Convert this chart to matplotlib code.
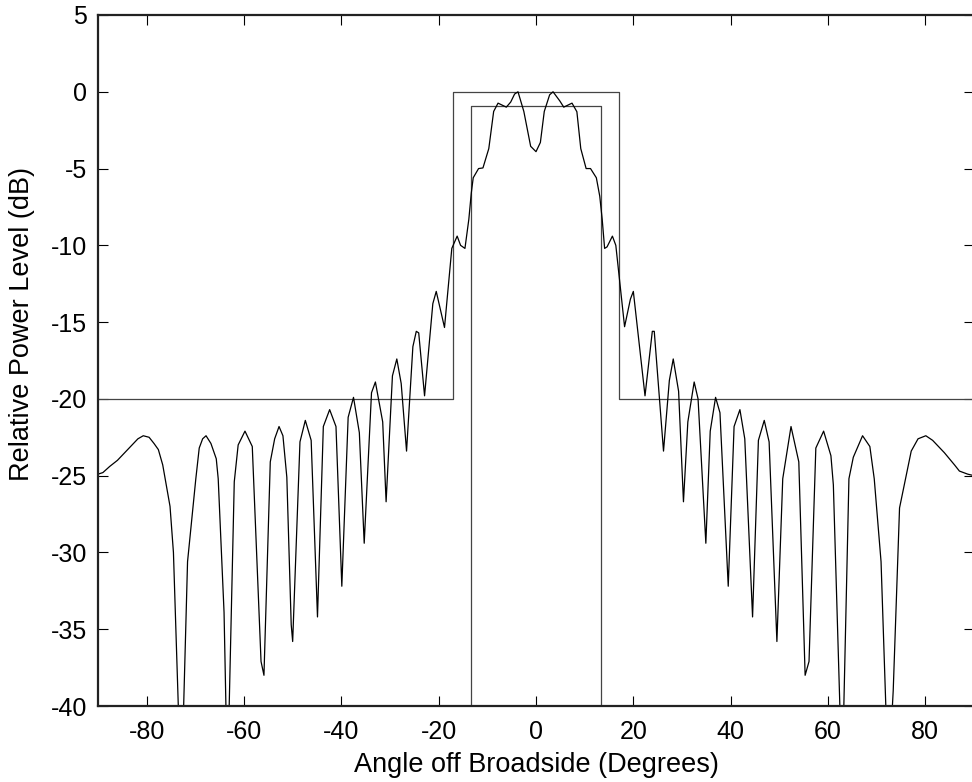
import numpy as np
import matplotlib
matplotlib.use("Agg")
import matplotlib.pyplot as plt

plt.rcParams["font.family"] = ["Liberation Sans", "DejaVu Sans"]
plt.rcParams["axes.unicode_minus"] = False

# ── Data ──────────────────────────────────────────────────────────────────────
angle = [
    -90.0, -89.0, -87.6, -86.0, -84.8, -83.0, -81.8, -80.7, -79.5, -78.5,
    -77.6, -76.7, -75.2, -74.5, -73.7, -73.0, -72.4, -71.6, -69.9, -69.2,
    -68.5, -67.8, -66.8, -65.7, -65.3, -64.1, -63.4, -62.0, -61.2, -59.8,
    -58.3, -56.5, -55.9, -54.6, -53.7, -52.8, -52.0, -51.2, -50.3, -50.0,
    -48.5, -47.4, -46.2, -44.9, -43.7, -42.4, -41.1, -39.9, -38.6, -37.5,
    -36.3, -35.3, -33.8, -33.0, -31.5, -30.8, -29.5, -28.6, -27.7, -26.6,
    -25.3, -24.6, -24.1, -22.9, -21.2, -20.5, -18.8, -17.3, -16.2, -15.5,
    -14.6, -13.8, -13.3, -12.9, -11.8, -10.9, -9.7, -8.7, -7.8, -6.1,
    -5.2, -4.4, -3.7, -2.5, -1.1, 0.0,
    0.9, 1.7, 2.8, 3.5, 4.9, 5.7, 7.4, 8.4, 9.2, 10.3,
    11.2, 12.4, 13.1, 13.6, 14.1, 14.6, 15.7, 16.4, 18.2, 19.4,
    20.0, 22.4, 23.9, 24.3, 26.2, 27.4, 28.2, 29.3, 30.3, 31.2,
    32.5, 33.3, 34.9, 35.8, 36.9, 37.8, 39.5, 40.7, 41.9, 42.9,
    44.5, 45.7, 46.9, 47.9, 49.5, 50.7, 52.4, 54.0, 55.3, 56.1,
    57.5, 59.1, 60.6, 61.1, 62.9, 64.3, 65.2, 67.1, 68.6, 69.5,
    70.9, 72.4, 73.4, 74.7, 77.1, 78.5, 80.1, 81.5, 83.9, 86.0,
    87.0, 88.7, 90.0,
]
power_db = [
    -24.9, -24.8, -24.4, -24.0, -23.6, -23.0, -22.6, -22.4, -22.5, -22.9,
    -23.3, -24.3, -27.0, -30.0, -37.9, -45.0, -40.0, -30.6, -25.2, -23.2,
    -22.6, -22.4, -22.9, -23.9, -25.2, -33.9, -45.0, -25.4, -23.0, -22.1,
    -23.1, -37.1, -38.0, -24.1, -22.6, -21.8, -22.4, -25.1, -34.7, -35.8,
    -22.8, -21.4, -22.7, -34.2, -21.8, -20.7, -21.8, -32.2, -21.2, -19.9,
    -22.2, -29.4, -19.6, -18.9, -21.5, -26.7, -18.5, -17.4, -19.0, -23.4,
    -16.6, -15.6, -15.7, -19.8, -13.8, -13.0, -15.35, -10.2, -9.4, -10.0,
    -10.2, -8.3, -6.6, -5.6, -5.0, -4.96, -3.7, -1.28, -0.74, -1.0,
    -0.67, -0.15, 0.0, -1.28, -3.55, -3.9,
    -3.3, -1.28, -0.2, 0.0, -0.6, -1.0, -0.74, -1.3, -3.7, -5.0,
    -5.0, -5.6, -6.8, -8.3, -10.2, -10.1, -9.4, -10.0, -15.3, -13.5,
    -13.0, -19.8, -15.6, -15.6, -23.4, -18.8, -17.4, -19.5, -26.7, -21.5,
    -18.9, -20.0, -29.4, -22.1, -19.9, -20.9, -32.2, -21.8, -20.7, -22.6,
    -34.2, -22.7, -21.4, -22.8, -35.8, -25.2, -21.8, -24.1, -38.0, -37.1,
    -23.2, -22.1, -23.7, -25.6, -45.0, -25.2, -23.8, -22.4, -23.1, -25.2,
    -30.6, -45.0, -39.0, -27.1, -23.4, -22.6, -22.4, -22.7, -23.5, -24.3,
    -24.7, -24.9, -25.0,
]

# upper mask (sidelobe limit / main beam ceiling)
upper_x = [-90, -17, -17, 17, 17, 90]
upper_y = [-20, -20, 0, 0, -20, -20]
# lower mask (main beam floor)
lower_x = [-13.3, -13.3, 13.3, 13.3]
lower_y = [-60, -0.9, -0.9, -60]

# ── Plot ──────────────────────────────────────────────────────────────────────
fig = plt.figure(figsize=(9.72, 7.82), dpi=100)
ax = fig.add_axes([98 / 972, 76 / 782, 876 / 972, 691 / 782])

ax.plot(upper_x, upper_y, color="#444444", lw=0.9)
ax.plot(lower_x, lower_y, color="#444444", lw=0.9)
ax.plot(angle, power_db, color="black", lw=0.9)

ax.set_xlim(-90, 90)
ax.set_ylim(-40, 5)
ax.set_xticks(np.arange(-80, 81, 20))
ax.set_yticks(np.arange(-40, 6, 5))
ax.tick_params(direction="in", top=True, right=True, length=7, width=0.8,
               labelsize=18)
ax.tick_params(axis="x", pad=10)
ax.tick_params(axis="y", pad=8)
for spine in ax.spines.values():
    spine.set_linewidth(1.6)
    spine.set_edgecolor("#222222")

ax.set_xlabel("Angle off Broadside (Degrees)", fontsize=19.5, labelpad=6)
ax.set_ylabel("Relative Power Level (dB)", fontsize=19.5)
ax.yaxis.set_label_coords(-0.072, 0.553)

fig.savefig("out.png", dpi=100, facecolor="white")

------------------------

EXERCISE AIM: In your copy, leave out the pictures and reproduce the material above exactly.

EXERCISE ANSWER:
Convert this chart to matplotlib code.
import numpy as np
import matplotlib
matplotlib.use("Agg")
import matplotlib.pyplot as plt

plt.rcParams["font.family"] = ["Liberation Sans", "DejaVu Sans"]
plt.rcParams["axes.unicode_minus"] = False

# ── Data ──────────────────────────────────────────────────────────────────────
angle = [
    -90.0, -89.0, -87.6, -86.0, -84.8, -83.0, -81.8, -80.7, -79.5, -78.5,
    -77.6, -76.7, -75.2, -74.5, -73.7, -73.0, -72.4, -71.6, -69.9, -69.2,
    -68.5, -67.8, -66.8, -65.7, -65.3, -64.1, -63.4, -62.0, -61.2, -59.8,
    -58.3, -56.5, -55.9, -54.6, -53.7, -52.8, -52.0, -51.2, -50.3, -50.0,
    -48.5, -47.4, -46.2, -44.9, -43.7, -42.4, -41.1, -39.9, -38.6, -37.5,
    -36.3, -35.3, -33.8, -33.0, -31.5, -30.8, -29.5, -28.6, -27.7, -26.6,
    -25.3, -24.6, -24.1, -22.9, -21.2, -20.5, -18.8, -17.3, -16.2, -15.5,
    -14.6, -13.8, -13.3, -12.9, -11.8, -10.9, -9.7, -8.7, -7.8, -6.1,
    -5.2, -4.4, -3.7, -2.5, -1.1, 0.0,
    0.9, 1.7, 2.8, 3.5, 4.9, 5.7, 7.4, 8.4, 9.2, 10.3,
    11.2, 12.4, 13.1, 13.6, 14.1, 14.6, 15.7, 16.4, 18.2, 19.4,
    20.0, 22.4, 23.9, 24.3, 26.2, 27.4, 28.2, 29.3, 30.3, 31.2,
    32.5, 33.3, 34.9, 35.8, 36.9, 37.8, 39.5, 40.7, 41.9, 42.9,
    44.5, 45.7, 46.9, 47.9, 49.5, 50.7, 52.4, 54.0, 55.3, 56.1,
    57.5, 59.1, 60.6, 61.1, 62.9, 64.3, 65.2, 67.1, 68.6, 69.5,
    70.9, 72.4, 73.4, 74.7, 77.1, 78.5, 80.1, 81.5, 83.9, 86.0,
    87.0, 88.7, 90.0,
]
power_db = [
    -24.9, -24.8, -24.4, -24.0, -23.6, -23.0, -22.6, -22.4, -22.5, -22.9,
    -23.3, -24.3, -27.0, -30.0, -37.9, -45.0, -40.0, -30.6, -25.2, -23.2,
    -22.6, -22.4, -22.9, -23.9, -25.2, -33.9, -45.0, -25.4, -23.0, -22.1,
    -23.1, -37.1, -38.0, -24.1, -22.6, -21.8, -22.4, -25.1, -34.7, -35.8,
    -22.8, -21.4, -22.7, -34.2, -21.8, -20.7, -21.8, -32.2, -21.2, -19.9,
    -22.2, -29.4, -19.6, -18.9, -21.5, -26.7, -18.5, -17.4, -19.0, -23.4,
    -16.6, -15.6, -15.7, -19.8, -13.8, -13.0, -15.35, -10.2, -9.4, -10.0,
    -10.2, -8.3, -6.6, -5.6, -5.0, -4.96, -3.7, -1.28, -0.74, -1.0,
    -0.67, -0.15, 0.0, -1.28, -3.55, -3.9,
    -3.3, -1.28, -0.2, 0.0, -0.6, -1.0, -0.74, -1.3, -3.7, -5.0,
    -5.0, -5.6, -6.8, -8.3, -10.2, -10.1, -9.4, -10.0, -15.3, -13.5,
    -13.0, -19.8, -15.6, -15.6, -23.4, -18.8, -17.4, -19.5, -26.7, -21.5,
    -18.9, -20.0, -29.4, -22.1, -19.9, -20.9, -32.2, -21.8, -20.7, -22.6,
    -34.2, -22.7, -21.4, -22.8, -35.8, -25.2, -21.8, -24.1, -38.0, -37.1,
    -23.2, -22.1, -23.7, -25.6, -45.0, -25.2, -23.8, -22.4, -23.1, -25.2,
    -30.6, -45.0, -39.0, -27.1, -23.4, -22.6, -22.4, -22.7, -23.5, -24.3,
    -24.7, -24.9, -25.0,
]

# upper mask (sidelobe limit / main beam ceiling)
upper_x = [-90, -17, -17, 17, 17, 90]
upper_y = [-20, -20, 0, 0, -20, -20]
# lower mask (main beam floor)
lower_x = [-13.3, -13.3, 13.3, 13.3]
lower_y = [-60, -0.9, -0.9, -60]

# ── Plot ──────────────────────────────────────────────────────────────────────
fig = plt.figure(figsize=(9.72, 7.82), dpi=100)
ax = fig.add_axes([98 / 972, 76 / 782, 876 / 972, 691 / 782])

ax.plot(upper_x, upper_y, color="#444444", lw=0.9)
ax.plot(lower_x, lower_y, color="#444444", lw=0.9)
ax.plot(angle, power_db, color="black", lw=0.9)

ax.set_xlim(-90, 90)
ax.set_ylim(-40, 5)
ax.set_xticks(np.arange(-80, 81, 20))
ax.set_yticks(np.arange(-40, 6, 5))
ax.tick_params(direction="in", top=True, right=True, length=7, width=0.8,
               labelsize=18)
ax.tick_params(axis="x", pad=10)
ax.tick_params(axis="y", pad=8)
for spine in ax.spines.values():
    spine.set_linewidth(1.6)
    spine.set_edgecolor("#222222")

ax.set_xlabel("Angle off Broadside (Degrees)", fontsize=19.5, labelpad=6)
ax.set_ylabel("Relative Power Level (dB)", fontsize=19.5)
ax.yaxis.set_label_coords(-0.072, 0.553)

fig.savefig("out.png", dpi=100, facecolor="white")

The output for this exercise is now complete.